Dear Fish and Wildlife Commission, State of Washington –



I am writing you to provide comments on the review of the Moratorium on the retention of wild steelhead in the State of Washington. This moratorium was enacted this past spring, as a result of input and request from several groups, including the Wild Steelhead Coalition, of which I am a member. The purpose of this moratorium was to end retention of wild steelhead in Washington rivers, such that all wild fish returning to those waters would be given the opportunity to return and spawn. Information provided by the Washington Department of Fish and Wildlife indicate significant declines in steelhead return rates, particularly with wild fish, in the last 3-5 years. Several groups, including the Wild Steelhead Coalition, and their memberships, are deeply concerned about the future of wild runs in the State of Washington, given these declines in populations. Indeed, Washington Department of Fish and Wildlife, on several occasions in the past 5 years, has enacted partial/full moratoriums on retention of wild steelhead in rivers feeding the Puget Sound. These were rivers once noted for their healthy stocks of wild fish, but because of a variety of reasons, have fallen to critical and unstable population levels. This trend is not only isolated in Washington, indeed, British Columbia, Oregon, California and Idaho have all seen similar trends in some or all of its wild steelhead stocks.

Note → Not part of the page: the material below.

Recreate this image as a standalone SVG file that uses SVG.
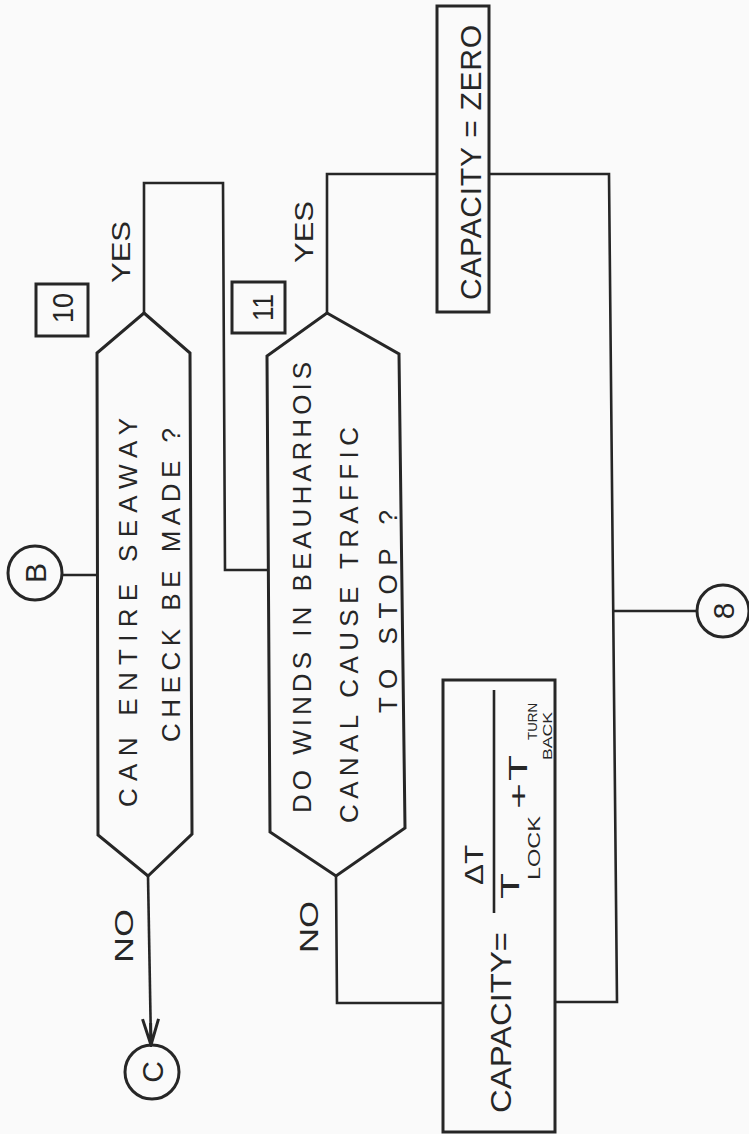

In my home state of Oregon, there currently exists a moratorium on the retention of wild steelhead in its waters. This is due primarily to the listing of nearly all runs as Threatened or Endangered under the Endangered Species Act. And while initially un-popular with many of the fishing public, is a situation/condition that has come to be accepted. Indeed, it’s a situation that has also shown some success. On my home waters on the John Day River in northeast Oregon, steelhead populations/redd counts have climbed every year since their population lows in the late 80’s/early 90’s (when the stock was listed and the mandatory moratorium enacted). They have climbed to the point that the Oregon Department of Fish and Wildlife and NOAA Fisheries maybe considering a limited harvest of wild fish in that system. Mind you, the John Day River system is a completely wild run, there are no hatchery fish stocked in that system. I believe it is the ONLY such system in the entire Columbia River Basin. Now I am not going to say that the requirement of release of all wild fish is the reason for this population turn around. There are many other factors that are likely more significant in the changes in populations (ocean conditions, climate conditions, etc.). But given the life cycle of these fish, and more importantly the incredibly small percentage of fish that return from a single spawning effort, the importance of each redd becomes obvious. Particularly to a population or stock that is close to extinction.

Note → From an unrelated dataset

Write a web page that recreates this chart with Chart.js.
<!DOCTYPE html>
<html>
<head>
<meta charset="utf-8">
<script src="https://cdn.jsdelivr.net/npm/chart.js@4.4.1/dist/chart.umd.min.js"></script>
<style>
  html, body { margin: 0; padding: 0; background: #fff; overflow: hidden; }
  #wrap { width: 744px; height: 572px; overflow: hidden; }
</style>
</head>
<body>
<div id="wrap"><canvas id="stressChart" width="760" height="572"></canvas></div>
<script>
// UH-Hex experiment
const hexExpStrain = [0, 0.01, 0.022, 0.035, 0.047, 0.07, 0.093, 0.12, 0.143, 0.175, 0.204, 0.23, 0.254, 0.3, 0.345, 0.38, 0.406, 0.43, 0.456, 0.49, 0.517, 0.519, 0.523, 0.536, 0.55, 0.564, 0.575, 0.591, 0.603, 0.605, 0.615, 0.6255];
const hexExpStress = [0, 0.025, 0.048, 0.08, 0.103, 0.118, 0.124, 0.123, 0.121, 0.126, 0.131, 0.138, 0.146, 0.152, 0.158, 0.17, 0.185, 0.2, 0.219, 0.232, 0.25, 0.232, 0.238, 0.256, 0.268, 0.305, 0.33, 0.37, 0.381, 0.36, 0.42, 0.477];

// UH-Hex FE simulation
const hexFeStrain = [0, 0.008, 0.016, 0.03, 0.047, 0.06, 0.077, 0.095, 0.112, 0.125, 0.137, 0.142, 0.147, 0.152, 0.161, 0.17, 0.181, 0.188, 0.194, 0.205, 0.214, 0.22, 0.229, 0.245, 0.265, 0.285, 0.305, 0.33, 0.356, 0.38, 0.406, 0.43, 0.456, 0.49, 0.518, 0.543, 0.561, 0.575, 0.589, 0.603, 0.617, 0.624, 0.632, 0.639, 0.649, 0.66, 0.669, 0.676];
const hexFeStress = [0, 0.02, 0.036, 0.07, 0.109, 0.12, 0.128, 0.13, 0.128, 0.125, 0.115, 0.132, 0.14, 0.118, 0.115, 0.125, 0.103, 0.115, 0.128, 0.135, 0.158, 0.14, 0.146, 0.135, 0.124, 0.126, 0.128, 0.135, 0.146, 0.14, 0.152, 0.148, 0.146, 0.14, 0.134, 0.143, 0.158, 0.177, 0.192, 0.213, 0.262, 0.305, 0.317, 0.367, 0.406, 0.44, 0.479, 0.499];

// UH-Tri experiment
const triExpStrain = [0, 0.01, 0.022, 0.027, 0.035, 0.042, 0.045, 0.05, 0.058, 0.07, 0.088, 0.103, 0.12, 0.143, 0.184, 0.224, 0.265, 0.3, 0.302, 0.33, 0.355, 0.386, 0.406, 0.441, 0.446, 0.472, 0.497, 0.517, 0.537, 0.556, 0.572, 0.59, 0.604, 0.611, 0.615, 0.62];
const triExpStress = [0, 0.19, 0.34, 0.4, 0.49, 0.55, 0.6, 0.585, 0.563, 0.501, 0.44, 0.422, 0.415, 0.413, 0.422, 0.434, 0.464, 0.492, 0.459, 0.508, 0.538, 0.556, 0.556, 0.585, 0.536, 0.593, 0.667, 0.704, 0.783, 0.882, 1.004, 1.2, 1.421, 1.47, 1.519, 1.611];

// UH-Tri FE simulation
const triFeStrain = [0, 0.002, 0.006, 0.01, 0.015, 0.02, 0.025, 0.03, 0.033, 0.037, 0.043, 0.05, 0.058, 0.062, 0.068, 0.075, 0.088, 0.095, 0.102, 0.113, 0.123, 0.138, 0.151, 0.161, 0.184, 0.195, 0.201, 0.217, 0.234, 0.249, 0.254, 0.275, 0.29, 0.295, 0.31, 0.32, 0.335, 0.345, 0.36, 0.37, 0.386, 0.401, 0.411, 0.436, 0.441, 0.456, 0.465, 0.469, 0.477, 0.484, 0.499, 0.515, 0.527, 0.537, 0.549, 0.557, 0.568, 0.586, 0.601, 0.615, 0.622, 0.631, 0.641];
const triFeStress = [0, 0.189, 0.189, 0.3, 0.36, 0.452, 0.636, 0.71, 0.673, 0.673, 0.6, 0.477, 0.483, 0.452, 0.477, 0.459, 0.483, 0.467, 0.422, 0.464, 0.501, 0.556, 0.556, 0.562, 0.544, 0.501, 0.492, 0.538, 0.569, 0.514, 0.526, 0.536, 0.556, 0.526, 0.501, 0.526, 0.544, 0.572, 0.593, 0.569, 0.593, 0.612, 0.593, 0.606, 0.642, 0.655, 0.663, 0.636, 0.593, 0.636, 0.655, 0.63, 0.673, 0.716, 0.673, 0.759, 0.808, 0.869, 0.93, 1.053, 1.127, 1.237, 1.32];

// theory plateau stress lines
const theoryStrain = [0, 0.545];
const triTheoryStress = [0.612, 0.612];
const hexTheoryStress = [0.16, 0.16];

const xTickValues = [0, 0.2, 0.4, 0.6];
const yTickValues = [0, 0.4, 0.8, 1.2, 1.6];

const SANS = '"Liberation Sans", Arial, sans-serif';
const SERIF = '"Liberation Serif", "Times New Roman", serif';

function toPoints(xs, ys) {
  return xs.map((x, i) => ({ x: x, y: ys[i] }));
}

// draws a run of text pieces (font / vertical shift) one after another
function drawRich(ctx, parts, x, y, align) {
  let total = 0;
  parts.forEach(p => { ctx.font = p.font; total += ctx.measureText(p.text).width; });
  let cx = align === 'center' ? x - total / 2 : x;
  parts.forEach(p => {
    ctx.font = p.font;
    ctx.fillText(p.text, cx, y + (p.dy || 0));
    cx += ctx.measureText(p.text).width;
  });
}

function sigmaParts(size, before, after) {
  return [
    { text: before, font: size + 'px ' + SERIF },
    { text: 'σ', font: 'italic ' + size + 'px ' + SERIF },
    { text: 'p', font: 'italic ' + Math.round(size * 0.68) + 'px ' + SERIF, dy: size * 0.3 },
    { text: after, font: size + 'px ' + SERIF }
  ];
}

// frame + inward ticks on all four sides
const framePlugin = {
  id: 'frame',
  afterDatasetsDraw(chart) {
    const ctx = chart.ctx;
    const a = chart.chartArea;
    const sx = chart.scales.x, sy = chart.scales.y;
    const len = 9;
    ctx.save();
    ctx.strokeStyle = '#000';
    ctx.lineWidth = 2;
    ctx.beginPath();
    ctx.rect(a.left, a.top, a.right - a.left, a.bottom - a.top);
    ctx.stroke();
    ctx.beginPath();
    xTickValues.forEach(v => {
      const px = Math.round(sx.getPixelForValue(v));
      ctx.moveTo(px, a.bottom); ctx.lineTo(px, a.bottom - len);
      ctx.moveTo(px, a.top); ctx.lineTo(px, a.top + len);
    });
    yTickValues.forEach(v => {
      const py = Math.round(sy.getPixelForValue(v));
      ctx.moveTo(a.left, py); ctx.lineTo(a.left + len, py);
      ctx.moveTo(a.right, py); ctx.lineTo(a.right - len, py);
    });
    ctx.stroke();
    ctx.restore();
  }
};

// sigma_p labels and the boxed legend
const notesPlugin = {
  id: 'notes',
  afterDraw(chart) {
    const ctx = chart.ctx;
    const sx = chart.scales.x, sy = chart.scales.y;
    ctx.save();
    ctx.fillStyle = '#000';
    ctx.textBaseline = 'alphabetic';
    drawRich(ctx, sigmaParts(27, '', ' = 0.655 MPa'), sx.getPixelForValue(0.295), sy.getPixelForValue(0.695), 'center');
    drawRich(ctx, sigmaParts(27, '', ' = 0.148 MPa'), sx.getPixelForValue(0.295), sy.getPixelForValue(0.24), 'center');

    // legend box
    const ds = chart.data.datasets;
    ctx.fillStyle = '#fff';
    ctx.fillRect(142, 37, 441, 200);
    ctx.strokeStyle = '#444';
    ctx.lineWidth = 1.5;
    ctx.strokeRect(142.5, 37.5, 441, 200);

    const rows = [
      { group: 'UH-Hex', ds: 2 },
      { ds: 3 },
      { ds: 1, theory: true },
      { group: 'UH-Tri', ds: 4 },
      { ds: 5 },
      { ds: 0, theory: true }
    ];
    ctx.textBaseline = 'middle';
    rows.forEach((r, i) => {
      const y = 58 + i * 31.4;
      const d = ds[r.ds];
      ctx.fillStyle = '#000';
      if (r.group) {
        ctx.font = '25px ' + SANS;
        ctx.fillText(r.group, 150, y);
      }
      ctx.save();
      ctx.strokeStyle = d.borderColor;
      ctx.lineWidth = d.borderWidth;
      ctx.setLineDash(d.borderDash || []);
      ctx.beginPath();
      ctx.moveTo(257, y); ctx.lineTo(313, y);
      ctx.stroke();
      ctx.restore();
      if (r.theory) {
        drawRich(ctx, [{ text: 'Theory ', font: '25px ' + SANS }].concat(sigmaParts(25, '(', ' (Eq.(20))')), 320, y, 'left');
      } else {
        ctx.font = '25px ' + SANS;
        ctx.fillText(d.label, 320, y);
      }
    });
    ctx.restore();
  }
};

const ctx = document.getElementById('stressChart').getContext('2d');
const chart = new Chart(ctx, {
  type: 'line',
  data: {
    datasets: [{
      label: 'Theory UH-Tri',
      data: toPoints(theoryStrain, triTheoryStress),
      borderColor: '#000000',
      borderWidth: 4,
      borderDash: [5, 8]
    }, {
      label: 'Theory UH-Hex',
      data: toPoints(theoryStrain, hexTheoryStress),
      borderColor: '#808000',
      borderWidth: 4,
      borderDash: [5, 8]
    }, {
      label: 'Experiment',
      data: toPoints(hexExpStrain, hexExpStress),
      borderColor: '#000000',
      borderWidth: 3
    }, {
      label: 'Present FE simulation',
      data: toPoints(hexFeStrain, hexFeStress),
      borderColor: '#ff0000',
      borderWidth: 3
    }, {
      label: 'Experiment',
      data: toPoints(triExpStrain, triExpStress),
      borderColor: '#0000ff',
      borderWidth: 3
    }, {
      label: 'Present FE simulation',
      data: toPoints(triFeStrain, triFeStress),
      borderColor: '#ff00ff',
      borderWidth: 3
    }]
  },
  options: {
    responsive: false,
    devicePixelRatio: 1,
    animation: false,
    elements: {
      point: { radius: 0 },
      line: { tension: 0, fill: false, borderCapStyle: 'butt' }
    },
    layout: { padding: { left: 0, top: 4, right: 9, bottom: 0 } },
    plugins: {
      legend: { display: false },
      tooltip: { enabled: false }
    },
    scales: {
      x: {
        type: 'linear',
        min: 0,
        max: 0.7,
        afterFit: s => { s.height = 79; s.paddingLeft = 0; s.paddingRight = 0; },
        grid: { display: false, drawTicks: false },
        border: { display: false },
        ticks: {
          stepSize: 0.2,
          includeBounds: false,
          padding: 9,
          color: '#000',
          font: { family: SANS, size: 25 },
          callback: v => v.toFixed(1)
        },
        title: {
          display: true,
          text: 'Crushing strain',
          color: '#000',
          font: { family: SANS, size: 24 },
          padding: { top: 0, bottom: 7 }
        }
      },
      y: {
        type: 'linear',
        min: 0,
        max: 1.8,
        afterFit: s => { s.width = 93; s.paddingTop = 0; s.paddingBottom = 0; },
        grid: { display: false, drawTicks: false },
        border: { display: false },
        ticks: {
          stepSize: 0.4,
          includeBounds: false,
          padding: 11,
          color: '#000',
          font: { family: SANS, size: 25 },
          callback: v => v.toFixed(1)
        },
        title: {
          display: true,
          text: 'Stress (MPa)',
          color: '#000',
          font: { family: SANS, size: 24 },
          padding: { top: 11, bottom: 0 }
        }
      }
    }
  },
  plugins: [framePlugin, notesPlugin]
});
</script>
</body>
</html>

Much has been said about the “potential effects” to communities and fishing opportunities from the moratorium. The city of Forks, in particular, has been very vocal, as well as a number of anglers who desire the retention of all fish they catch. I believe such concerns are unfounded and would not materialize. Again, the John Day River is an example. I remember the “hay days” of big runs on the river, when wild fish were “keepable”, and the number of anglers who’d fish the river in the winter and early spring. Fishing effort, however, fell off even before the moratorium on wild fish retention began, because with the decline in populations, resulting in declines in success, anglers just weren’t interested. And initially, with the moratorium, there was an even further drop in effort. However, as populations have increased again, returning to populations of two decades ago, angler effort has increased, and likely returned to early 1980’s levels, due to the presence of abundant fish. People are fishing for them, in spite of the fact they cannot retain the wild fish. The occasional stray hatchery fish, along with the better than odds chance of tying into a steelhead, has brought anglers back, and has brought $$’s back to the local economies. Guide services are operating on that river, making dollars on clients that want a chance to hook into a wild fish, knowing it will go back into the water. Over the past decade, the fishing culture has changed, with less emphasis on retention, and more on opportunity.



The above description is in a river with out hatchery fish supplementing the populations. The odds of catching a stray hatchery fish are incredibly low, particularly in the upper river where the bulk of the fishing effort occurs. By comparison, many, if not most/all, of Washington’s rivers that are in contention with this moratorium, have hatchery supplements. There are hatchery fish available in good numbers (often times BETTER numbers than the wild fish) that anglers can (and should) retain. The opportunities to take home a fish for the table are numerous, and not limited by this moratorium.



More importantly, Washington is sitting on the cusp of decisions and paths it can go as far as its wild fish populations. A couple bad spawning efforts, poor ocean conditions, and other factors, could push stocks that are near that point of failure or significant declines over that edge. Welcome to the ESA, where your options go from a few tough ones to Slim and None – and Slim just left town. The short term costs of lost of retention of a smaller portion of fish caught, vs. the long term gains of a more stable and abundant populations are obvious. And I’d hope the commission would error on the side of caution. Once a wild stock is gone, it is not replaceable, certainly in our lifetimes. I ask that you error on the side of caution and work to preserve a precious and valuable resource. Allow the moratorium a chance to prove it self. Two years is but a short period of time in the history of an amazing and awe inspiring species.



Sincerely,



Michael D. Feiger



P.S. – In April of this year, I spent a weekend on the Hoh River, fishing for steelhead. It was an experience simply termed – Priceless. That trip is a 20 hour round trip drive for me, requiring the purchase of fuel, food, room and board, and out of state fishing licenses and permits. Dollars that go into local communities, including Forks. For my 3 days of fishing effort, I hooked and lost two fish. It was worth every penny, and I will once again make that investment in time, energy and money this next spring. On that trip, I saw no fewer than 15 Oregon and Idaho license plates on vehicles, including several operating guides. Obviously there are others who feel as I do in the value of such opportunities, and are willing to make similar investments in time, energy and dollars for that amazing opportunity. It’s an opportunity that would be enhanced with the moratorium. I hope you will not discount the opinions of those of us who come from out of state, but choose to invest in the enjoyment of resources the State of Washington provides.